• [DATA]
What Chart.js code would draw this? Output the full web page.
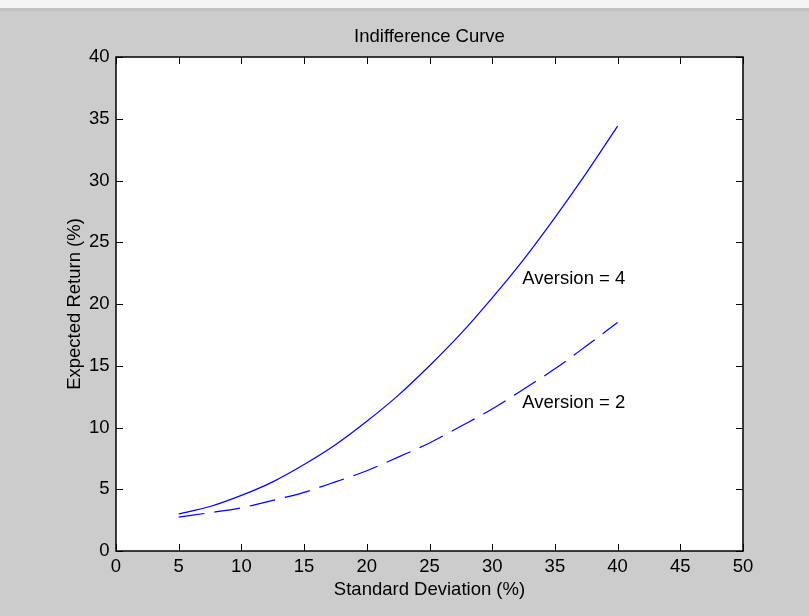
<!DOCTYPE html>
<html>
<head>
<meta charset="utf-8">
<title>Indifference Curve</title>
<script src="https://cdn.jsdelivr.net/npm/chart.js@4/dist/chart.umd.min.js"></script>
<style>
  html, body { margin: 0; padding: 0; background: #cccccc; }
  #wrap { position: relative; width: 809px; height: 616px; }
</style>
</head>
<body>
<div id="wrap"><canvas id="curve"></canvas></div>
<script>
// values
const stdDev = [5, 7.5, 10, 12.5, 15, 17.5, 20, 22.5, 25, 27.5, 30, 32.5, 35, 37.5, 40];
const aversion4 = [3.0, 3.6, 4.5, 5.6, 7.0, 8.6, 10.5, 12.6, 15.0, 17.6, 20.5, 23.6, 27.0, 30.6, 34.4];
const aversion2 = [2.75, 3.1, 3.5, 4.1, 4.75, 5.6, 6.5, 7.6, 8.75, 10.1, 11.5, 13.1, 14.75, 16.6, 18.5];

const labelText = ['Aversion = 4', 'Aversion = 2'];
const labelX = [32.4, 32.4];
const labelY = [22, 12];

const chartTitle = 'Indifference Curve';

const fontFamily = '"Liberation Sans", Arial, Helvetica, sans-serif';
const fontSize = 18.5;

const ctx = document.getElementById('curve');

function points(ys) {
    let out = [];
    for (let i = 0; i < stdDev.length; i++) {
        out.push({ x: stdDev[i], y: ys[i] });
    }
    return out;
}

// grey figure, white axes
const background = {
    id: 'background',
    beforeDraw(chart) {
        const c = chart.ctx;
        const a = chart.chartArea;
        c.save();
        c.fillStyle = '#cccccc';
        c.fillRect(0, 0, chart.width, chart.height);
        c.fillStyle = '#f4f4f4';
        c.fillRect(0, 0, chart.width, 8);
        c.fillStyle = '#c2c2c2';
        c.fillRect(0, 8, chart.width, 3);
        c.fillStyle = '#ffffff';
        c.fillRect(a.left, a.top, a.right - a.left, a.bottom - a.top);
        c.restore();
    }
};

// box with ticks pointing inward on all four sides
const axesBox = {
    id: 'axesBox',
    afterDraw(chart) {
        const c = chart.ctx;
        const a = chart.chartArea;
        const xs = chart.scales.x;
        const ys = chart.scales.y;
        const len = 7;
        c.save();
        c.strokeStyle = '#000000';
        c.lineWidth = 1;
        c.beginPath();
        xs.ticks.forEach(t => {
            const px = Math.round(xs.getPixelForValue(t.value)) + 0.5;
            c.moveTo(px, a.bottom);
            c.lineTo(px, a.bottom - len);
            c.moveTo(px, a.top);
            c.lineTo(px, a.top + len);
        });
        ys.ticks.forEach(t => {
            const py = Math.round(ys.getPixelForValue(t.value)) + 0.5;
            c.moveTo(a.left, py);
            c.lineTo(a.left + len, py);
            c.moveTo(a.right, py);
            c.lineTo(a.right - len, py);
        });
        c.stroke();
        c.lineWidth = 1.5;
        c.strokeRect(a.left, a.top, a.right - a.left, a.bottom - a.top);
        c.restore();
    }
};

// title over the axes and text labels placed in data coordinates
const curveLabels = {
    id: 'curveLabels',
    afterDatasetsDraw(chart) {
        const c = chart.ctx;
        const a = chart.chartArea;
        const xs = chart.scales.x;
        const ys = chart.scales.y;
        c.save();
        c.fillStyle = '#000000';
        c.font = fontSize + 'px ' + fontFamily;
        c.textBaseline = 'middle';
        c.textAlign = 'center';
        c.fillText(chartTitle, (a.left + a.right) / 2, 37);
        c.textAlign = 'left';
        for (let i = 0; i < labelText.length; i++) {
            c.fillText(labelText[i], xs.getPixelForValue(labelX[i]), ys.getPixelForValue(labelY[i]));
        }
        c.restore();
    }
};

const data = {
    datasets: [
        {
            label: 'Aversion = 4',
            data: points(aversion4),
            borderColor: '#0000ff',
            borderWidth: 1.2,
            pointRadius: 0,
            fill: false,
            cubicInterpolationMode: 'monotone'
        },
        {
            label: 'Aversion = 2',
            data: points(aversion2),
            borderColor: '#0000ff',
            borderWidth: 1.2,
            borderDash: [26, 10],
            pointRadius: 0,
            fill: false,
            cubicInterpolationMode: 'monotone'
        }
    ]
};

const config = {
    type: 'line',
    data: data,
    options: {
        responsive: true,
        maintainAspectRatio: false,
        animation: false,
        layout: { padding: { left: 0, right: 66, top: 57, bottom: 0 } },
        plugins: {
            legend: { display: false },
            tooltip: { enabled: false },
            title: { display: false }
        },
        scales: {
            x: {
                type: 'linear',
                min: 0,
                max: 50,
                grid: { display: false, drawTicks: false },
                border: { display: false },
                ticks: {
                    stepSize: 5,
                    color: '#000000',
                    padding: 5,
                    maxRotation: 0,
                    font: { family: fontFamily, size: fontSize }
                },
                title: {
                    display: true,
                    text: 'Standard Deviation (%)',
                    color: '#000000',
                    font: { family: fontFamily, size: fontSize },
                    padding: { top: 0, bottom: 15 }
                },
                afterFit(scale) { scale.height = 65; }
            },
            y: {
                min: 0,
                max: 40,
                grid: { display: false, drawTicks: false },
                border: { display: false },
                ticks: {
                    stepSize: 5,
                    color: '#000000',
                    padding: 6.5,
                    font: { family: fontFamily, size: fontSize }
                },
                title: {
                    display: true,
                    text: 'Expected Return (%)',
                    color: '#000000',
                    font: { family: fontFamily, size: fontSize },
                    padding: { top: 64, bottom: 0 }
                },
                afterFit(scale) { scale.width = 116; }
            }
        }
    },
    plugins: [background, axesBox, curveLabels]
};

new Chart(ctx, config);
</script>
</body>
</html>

• [TASK TO COMPLETE] Write out the lines from the start of the material to the line with "14.75, 16.6, 18.5];", inclusive and exactly. Skip the pictures.

• [SOLUTION BELOW]
What Chart.js code would draw this? Output the full web page.
<!DOCTYPE html>
<html>
<head>
<meta charset="utf-8">
<title>Indifference Curve</title>
<script src="https://cdn.jsdelivr.net/npm/chart.js@4/dist/chart.umd.min.js"></script>
<style>
  html, body { margin: 0; padding: 0; background: #cccccc; }
  #wrap { position: relative; width: 809px; height: 616px; }
</style>
</head>
<body>
<div id="wrap"><canvas id="curve"></canvas></div>
<script>
// values
const stdDev = [5, 7.5, 10, 12.5, 15, 17.5, 20, 22.5, 25, 27.5, 30, 32.5, 35, 37.5, 40];
const aversion4 = [3.0, 3.6, 4.5, 5.6, 7.0, 8.6, 10.5, 12.6, 15.0, 17.6, 20.5, 23.6, 27.0, 30.6, 34.4];
const aversion2 = [2.75, 3.1, 3.5, 4.1, 4.75, 5.6, 6.5, 7.6, 8.75, 10.1, 11.5, 13.1, 14.75, 16.6, 18.5];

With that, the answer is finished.